Opinion

Promoting America’s Innovators

Technology is among the most powerful forces through which America’s timeless values have been transported into the 21st century. The open internet created by our country has, for instance, created a closer world where small businesses can reach new heights through a larger consumer base and ordinary citizens can realize extraordinary achievements through a louder voice.

U.S. technological innovation fosters economic opportunity and facilitates free expression. Just as one click can put a company in a new worldwide market, 280 characters can propel a cause to start a new worldwide movement. And during the dark depths of this pandemic, American technology has proven itself a particularly precious resource. At a time when much of society has been separated by social distancing, technology has been there to keep our country connected.

As foreign governments work to mimic such success and supplant our values with theirs – American enterprises with their state-run entities – the very same spirit that created the internet is now needed to help keep it free. Amid the flagrant encroachment of foreign-owned technology giants, it is more important than ever that we preserve America’s edge in the global technology marketplace. To achieve that, regulations and policies will need to preserve America’s edge in the innovation space and not threaten to form a vacuum that foreign nations with fundamentally different values will be eager to exploit.

Accordingly, the American Edge Project – a new coalition of organizations large and small – was recently formed to do just that: to help protect American innovation. The project represents a cross-section of U.S. innovators and businesses dedicated to ensuring that domestic technology companies can continue to compete – and that our country’s economy can continue to prosper.

The outsize role of technology and innovation in driving economic growth is perhaps best seen through small businesses. Per a 2018 study put forth by the U.S. Chamber of Commerce, a full 84 percent of small businesses are using at least one major digital platform to provide information to customers, while 75 percent are using these platforms for sales.
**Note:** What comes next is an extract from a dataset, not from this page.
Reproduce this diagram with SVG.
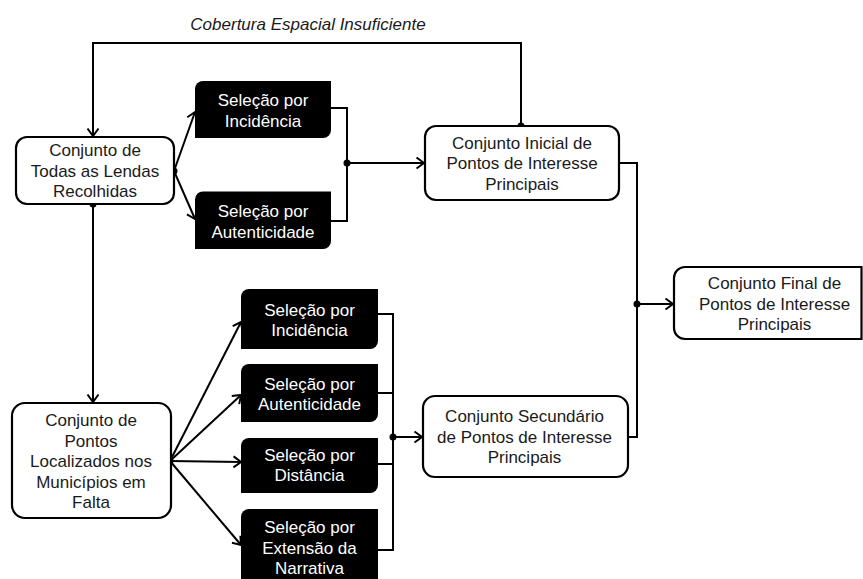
<svg xmlns="http://www.w3.org/2000/svg" width="863" height="579" viewBox="0 0 863 579">
<style>
  text { font-family: "Liberation Sans", Arial, sans-serif; font-size: 17px; fill: #1a1a1a; text-anchor: middle; }
  .node { fill: #ffffff; stroke: #000000; stroke-width: 2.2; }
  .sel { fill: #000000; stroke: none; }
  .sel-text { fill: #ffffff; }
  .conn { fill: none; stroke: #000000; stroke-width: 2; }
  .arrow { marker-end: url(#open-arrow); }
  .dot { fill: #000000; }
  .label { font-style: italic; }
</style>
<defs>
  <marker id="open-arrow" markerUnits="userSpaceOnUse" markerWidth="14" markerHeight="14" refX="10" refY="7" orient="auto">
    <path d="M2.5,1.5 L10,7 L2.5,12.5" fill="none" stroke="#000000" stroke-width="2"/>
  </marker>
</defs>
<rect width="863" height="579" fill="#ffffff"/>

<g id="connectors">
  <path class="conn arrow" d="M521,126 V43 H93 V136"/>
  <circle class="dot" cx="521" cy="126" r="3.5"/>
  <text class="label" x="308" y="30">Cobertura Espacial Insuficiente</text>

  <path class="conn arrow" d="M174,171 L195,112"/>
  <path class="conn arrow" d="M174,171 L195,219"/>
  <circle class="dot" cx="174" cy="171" r="3.5"/>

  <path class="conn" d="M331,108 H347 V221 H331"/>
  <path class="conn arrow" d="M347,163 H424"/>
  <circle class="dot" cx="347" cy="163" r="3.5"/>

  <path class="conn arrow" d="M93,204 V402"/>
  <circle class="dot" cx="93" cy="204" r="3.5"/>

  <path class="conn arrow" d="M170,461 L241,322"/>
  <path class="conn arrow" d="M170,461 L241,395"/>
  <path class="conn arrow" d="M170,461 L241,462"/>
  <path class="conn arrow" d="M170,461 L241,545"/>
  <circle class="dot" cx="170" cy="461" r="3.5"/>

  <path class="conn" d="M378,314 H393 V550 H378"/>
  <path class="conn" d="M378,393 H393"/>
  <path class="conn" d="M378,464 H393"/>
  <path class="conn arrow" d="M393,437 H422"/>
  <circle class="dot" cx="393" cy="437" r="3.5"/>

  <path class="conn" d="M619,163 H637 V437 H628"/>
  <path class="conn arrow" d="M637,304 H673"/>
  <circle class="dot" cx="637" cy="304" r="3.5"/>
</g>

<g id="todas-lendas">
  <rect class="node" x="16" y="137" width="158" height="67" rx="11"/>
  <text x="95" y="156">Conjunto de</text>
  <text x="95" y="176.5">Todas as Lendas</text>
  <text x="95" y="197">Recolhidas</text>
</g>

<g id="sel-incidencia-1">
  <path class="sel" d="M195,138 V89 A8,8 0 0 1 203,81 H331 V130 A8,8 0 0 1 323,138 Z"/>
  <text class="sel-text" x="263" y="106">Seleção por</text>
  <text class="sel-text" x="263" y="126.5">Incidência</text>
</g>

<g id="sel-autenticidade-1">
  <path class="sel" d="M195,249 V199.5 A8,8 0 0 1 203,191.5 H331 V241 A8,8 0 0 1 323,249 Z"/>
  <text class="sel-text" x="263" y="217">Seleção por</text>
  <text class="sel-text" x="263" y="237.5">Autenticidade</text>
</g>

<g id="conjunto-inicial">
  <rect class="node" x="425" y="126" width="194" height="74" rx="11"/>
  <text x="522" y="148.5">Conjunto Inicial de</text>
  <text x="522" y="169">Pontos de Interesse</text>
  <text x="522" y="189.5">Principais</text>
</g>

<g id="conjunto-final">
  <path class="node" d="M861.5,267 H685 A11,11 0 0 0 674,278 V328 A11,11 0 0 0 685,339 H861.5 Z"/>
  <text x="774.5" y="289">Conjunto Final de</text>
  <text x="774.5" y="309.5">Pontos de Interesse</text>
  <text x="774.5" y="330">Principais</text>
</g>

<g id="pontos-localizados">
  <rect class="node" x="12" y="403" width="159" height="115" rx="13"/>
  <text x="91" y="426">Conjunto de</text>
  <text x="91" y="446.5">Pontos</text>
  <text x="91" y="467">Localizados nos</text>
  <text x="91" y="487.5">Municípios em</text>
  <text x="91" y="508">Falta</text>
</g>

<g id="sel-incidencia-2">
  <path class="sel" d="M241,349 V297 A8,8 0 0 1 249,289 H378 V341 A8,8 0 0 1 370,349 Z"/>
  <text class="sel-text" x="309.5" y="315.5">Seleção por</text>
  <text class="sel-text" x="309.5" y="336">Incidência</text>
</g>

<g id="sel-autenticidade-2">
  <path class="sel" d="M241,422 V372 A8,8 0 0 1 249,364 H378 V414 A8,8 0 0 1 370,422 Z"/>
  <text class="sel-text" x="309.5" y="389.5">Seleção por</text>
  <text class="sel-text" x="309.5" y="410">Autenticidade</text>
</g>

<g id="sel-distancia">
  <path class="sel" d="M241,493 V446 A8,8 0 0 1 249,438 H378 V485 A8,8 0 0 1 370,493 Z"/>
  <text class="sel-text" x="309.5" y="460.5">Seleção por</text>
  <text class="sel-text" x="309.5" y="481">Distância</text>
</g>

<g id="sel-extensao">
  <path class="sel" d="M241,590 V517 A8,8 0 0 1 249,509 H378 V582 A8,8 0 0 1 370,590 Z"/>
  <text class="sel-text" x="309.5" y="533">Seleção por</text>
  <text class="sel-text" x="309.5" y="553.5">Extensão da</text>
  <text class="sel-text" x="309.5" y="574">Narrativa</text>
</g>

<g id="conjunto-secundario">
  <rect class="node" x="423" y="396" width="205" height="81" rx="12"/>
  <text x="524.5" y="422">Conjunto Secundário</text>
  <text x="524.5" y="442.5">de Pontos de Interesse</text>
  <text x="524.5" y="463">Principais</text>
</g>
</svg>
And as Deloitte adds, 90 percent of small businesses find that “digital tools have helped foster innovation in their businesses.” Zooming out, the Bureau of Economic Analysis reports that the digital economy accounted for a staggering 6.9 percent of the entire U.S. gross domestic product in 2017 – which translates to $1.3 trillion and 5.1 million American jobs. Preserving an open internet is very clearly a central component to preserving American prosperity and the critical infrastructure necessary to conduct commerce.
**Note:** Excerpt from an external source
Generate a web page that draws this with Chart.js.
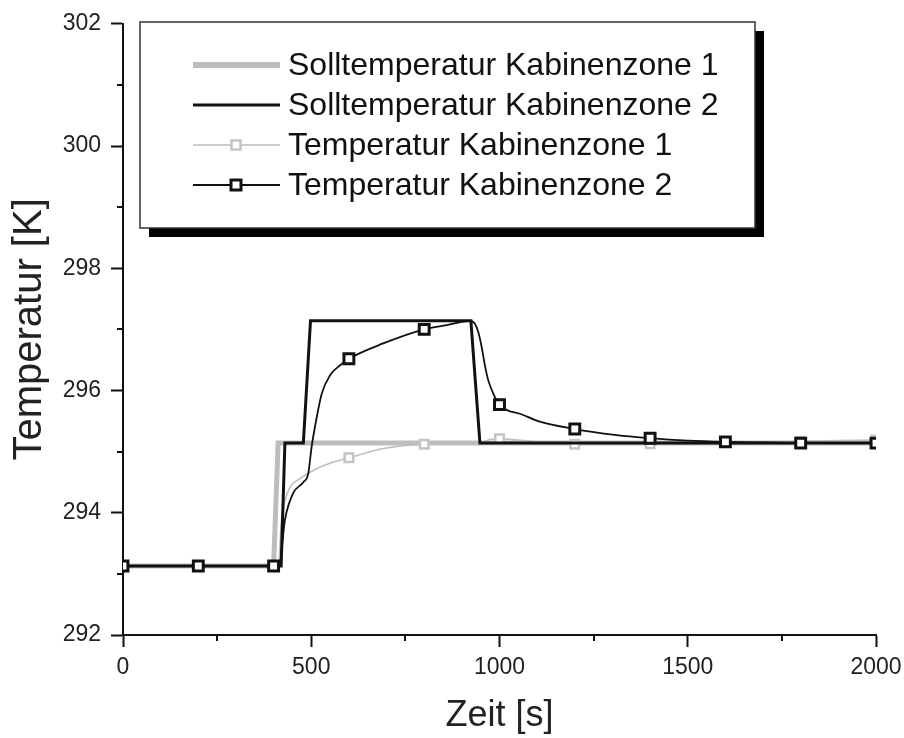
<!DOCTYPE html>
<html>
<head>
<meta charset="utf-8">
<script src="https://cdn.jsdelivr.net/npm/chart.js@4.4.0/dist/chart.umd.min.js"></script>
<style>
  html, body { margin: 0; padding: 0; background: #fff; }
</style>
</head>
<body>
<canvas id="grafik" width="904" height="738"></canvas>
<script>
// --- Daten ---
const soll1Zeit = [0, 400, 412, 2000];
const soll1Temp = [293.13, 293.13, 295.14, 295.14];

const soll2Zeit = [0, 420, 430, 479, 498, 924, 948, 2000];
const soll2Temp = [293.13, 293.13, 295.14, 295.14, 297.14, 297.14, 295.14, 295.14];

const temp1Zeit = [0, 200, 400, 413, 421, 430, 444, 470, 514, 559, 600, 691, 800, 886, 948, 975, 1000, 1046, 1100, 1200, 1300, 1400, 1600, 1800, 2000];
const temp1Werte = [293.13, 293.13, 293.13, 293.17, 293.88, 294.2, 294.42, 294.56, 294.72, 294.83, 294.9, 295.05, 295.12, 295.13, 295.14, 295.2, 295.21, 295.19, 295.16, 295.12, 295.12, 295.13, 295.15, 295.17, 295.19];

const temp2Zeit = [0, 200, 400, 415, 430, 452, 479, 492, 501, 513, 528, 550, 576, 600, 691, 800, 860, 922, 935, 944, 953, 961, 970, 985, 1000, 1063, 1107, 1200, 1300, 1400, 1500, 1600, 1700, 1800, 1900, 2000];
const temp2Werte = [293.13, 293.13, 293.13, 293.14, 293.88, 294.32, 294.5, 294.64, 295.08, 295.51, 295.95, 296.25, 296.41, 296.52, 296.77, 297.0, 297.07, 297.14, 297.09, 296.95, 296.7, 296.42, 296.17, 295.93, 295.77, 295.6, 295.49, 295.37, 295.28, 295.22, 295.18, 295.16, 295.15, 295.14, 295.14, 295.14];

const markerAbstand = 200; // Symbole alle 200 s
const xTicks = [0, 500, 1000, 1500, 2000];
const yTicks = [292, 294, 296, 298, 300, 302];
const xMinor = [250, 750, 1250, 1750];
const yMinor = [293, 295, 297, 299, 301];

const schrift = '"Liberation Sans", Arial, sans-serif';
const grau = '#bdbdbd';
const schwarz = '#111';

const punkte = (zeit, werte) => zeit.map((t, i) => ({ x: t, y: werte[i] }));
const markerRadius = r => c => (c.raw && c.raw.x % markerAbstand === 0 ? r : 0);

// --- Nebenteilstriche ---
const nebenStriche = {
    id: 'nebenStriche',
    afterDraw(chart) {
        const { ctx, scales: { x, y }, chartArea } = chart;
        ctx.save();
        ctx.strokeStyle = schwarz;
        ctx.lineWidth = 2;
        ctx.beginPath();
        yMinor.forEach(v => {
            const py = Math.round(y.getPixelForValue(v));
            ctx.moveTo(chartArea.left - 6, py);
            ctx.lineTo(chartArea.left, py);
        });
        xMinor.forEach(v => {
            const px = Math.round(x.getPixelForValue(v));
            ctx.moveTo(px, chartArea.bottom);
            ctx.lineTo(px, chartArea.bottom + 6);
        });
        ctx.stroke();
        ctx.restore();
    }
};

// --- Legende mit Schatten ---
const legendeBox = {
    id: 'legendeBox',
    afterDraw(chart) {
        const ctx = chart.ctx;
        const bx = 140, by = 22, bw = 615, bh = 206;
        ctx.save();
        ctx.fillStyle = '#000';
        ctx.fillRect(bx + 9, by + 9, bw, bh);
        ctx.fillStyle = '#fff';
        ctx.fillRect(bx, by, bw, bh);
        ctx.strokeStyle = '#333';
        ctx.lineWidth = 1.5;
        ctx.strokeRect(bx, by, bw, bh);

        chart.data.datasets.forEach((ds, i) => {
            const yy = 65 + i * 40;
            ctx.strokeStyle = ds.borderColor;
            ctx.lineWidth = ds.legendLinie;
            ctx.beginPath();
            ctx.moveTo(193, yy);
            ctx.lineTo(280, yy);
            ctx.stroke();
            if (ds.legendMarker) {
                const s = ds.legendMarker;
                ctx.fillStyle = '#fff';
                ctx.lineWidth = ds.pointBorderWidth;
                ctx.strokeStyle = ds.pointBorderColor;
                ctx.fillRect(236 - s / 2, yy - s / 2, s, s);
                ctx.strokeRect(236 - s / 2, yy - s / 2, s, s);
            }
            ctx.fillStyle = schwarz;
            ctx.font = '32px ' + schrift;
            ctx.textBaseline = 'middle';
            ctx.textAlign = 'left';
            ctx.fillText(ds.label, 288, yy + 1);
        });
        ctx.restore();
    }
};

new Chart(document.getElementById('grafik'), {
    type: 'line',
    data: {
        datasets: [
            {
                label: 'Solltemperatur Kabinenzone 1',
                data: punkte(soll1Zeit, soll1Temp),
                borderColor: grau, borderWidth: 5, pointRadius: 0,
                tension: 0, order: 4, legendLinie: 6
            },
            {
                label: 'Solltemperatur Kabinenzone 2',
                data: punkte(soll2Zeit, soll2Temp),
                borderColor: schwarz, borderWidth: 3, pointRadius: 0,
                tension: 0, order: 2, legendLinie: 3
            },
            {
                label: 'Temperatur Kabinenzone 1',
                data: punkte(temp1Zeit, temp1Werte),
                borderColor: grau, borderWidth: 1.6,
                cubicInterpolationMode: 'monotone',
                pointStyle: 'rect', pointRadius: markerRadius(6),
                pointBackgroundColor: '#fff', pointBorderColor: '#c4c4c4', pointBorderWidth: 2.5,
                order: 3, legendLinie: 1.6, legendMarker: 9
            },
            {
                label: 'Temperatur Kabinenzone 2',
                data: punkte(temp2Zeit, temp2Werte),
                borderColor: schwarz, borderWidth: 1.8,
                cubicInterpolationMode: 'monotone',
                pointStyle: 'rect', pointRadius: markerRadius(7),
                pointBackgroundColor: '#fff', pointBorderColor: schwarz, pointBorderWidth: 3,
                order: 1, legendLinie: 1.8, legendMarker: 10
            }
        ]
    },
    options: {
        responsive: false,
        animation: false,
        events: [],
        layout: { padding: { left: 0, top: 23, right: 28, bottom: 0 } },
        plugins: { legend: { display: false }, tooltip: { enabled: false } },
        scales: {
            x: {
                type: 'linear', min: 0, max: 2000,
                afterBuildTicks: s => { s.ticks = xTicks.map(v => ({ value: v })); },
                afterFit: s => { s.height = 103; s.paddingRight = 0; s.paddingLeft = 0; },
                ticks: { font: { family: schrift, size: 23 }, color: '#222', padding: 7, maxRotation: 0, callback: v => String(v) },
                grid: { drawOnChartArea: false, tickLength: 12, tickWidth: 2, color: schwarz },
                border: { color: schwarz, width: 2 },
                title: { display: true, text: 'Zeit [s]', color: '#222', font: { family: schrift, size: 36 }, padding: { top: 0, bottom: 0 } }
            },
            y: {
                type: 'linear', min: 292, max: 302,
                afterBuildTicks: s => { s.ticks = yTicks.map(v => ({ value: v })); },
                afterFit: s => { s.width = 123; },
                ticks: { font: { family: schrift, size: 23 }, color: '#222', padding: 10, callback: v => String(v) },
                grid: { drawOnChartArea: false, tickLength: 12, tickWidth: 2, color: schwarz },
                border: { color: schwarz, width: 2 },
                title: { display: true, text: 'Temperatur [K]', color: '#222', font: { family: schrift, size: 40 }, padding: { top: 6, bottom: 0 } }
            }
        }
    },
    plugins: [nebenStriche, legendeBox]
});
</script>
</body>
</html>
Meanwhile, in addition to powering our economy, American technology companies are also protecting the freedom of openness and expression so fundamental to the fabric of our country. Last year, the annual Freedom on the Net study of internet freedom placed the United States in its top tier with a score of 77. Other countries hoping to fill any vacuum created in the absence of American companies, for instance, received scores as low as 10. And of the 65 countries included in the study, nearly 50 have arrested citizens for political, social, or religious speech.

As policymakers prepare to debate potential regulations of technology, they should remain mindful that our values are too precious to be replaced by an unintended void leaving a closed or censored internet. Any new regulation or legislation in this space must therefore strengthen confidence in our country’s innovation sector and promote our values.
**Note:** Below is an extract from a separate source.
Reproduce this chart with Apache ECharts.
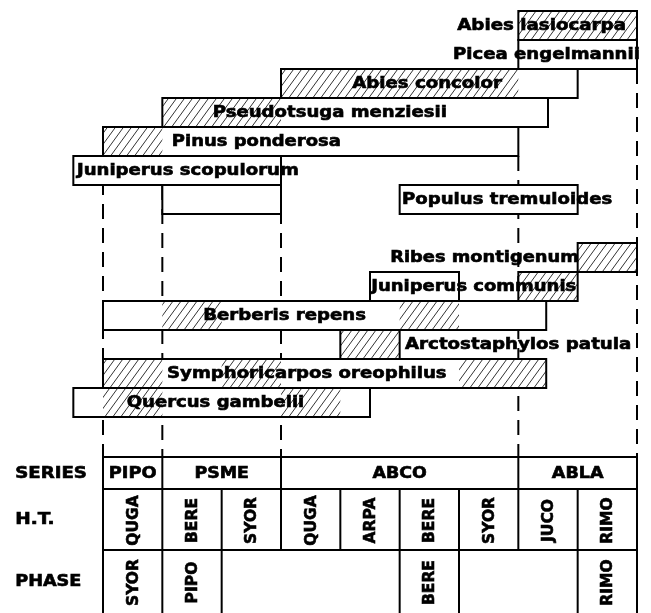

Policymakers should also consider the fact that fostering technology innovation within our borders is paramount to preserving America’s national security interests – particularly as countries continue to engage in intellectual property theft and endeavor to interfere in our institutions. The very technology companies that are developing systems to protect our citizens at home and our allies abroad are uniquely qualified to also play a key role in combating such threats through smart and cutting-edge systems ranging from data security to portability.

As foreign-owned forces with ideals that are entirely inconsistent with ours seek to erase America’s competitive technological advantage, the American Edge Project is proudly committed to redoubling the values that underpin today’s internet – open to all people, protective of free speech, conducive to innovation, and supportive of commerce. We look forward to playing our part in helping policymakers better understand the need to ensure that the internet of the future retains such critical characteristics rooted in our country’s rich history.

Chris P. Carney represented Pennsylvania’s 10th Congressional District for two terms and previously worked at the Pentagon for four years on strategic analysis of the global terrorist threat. Susana Martinez served as the 31st governor of New Mexico, the state’s first female governor and the first Latina governor elected in the United States. Bradley A. Smith is chairman of the Institute for Free Speech and a former chairman of the Federal Election Commission. All three are members of the American Edge Project.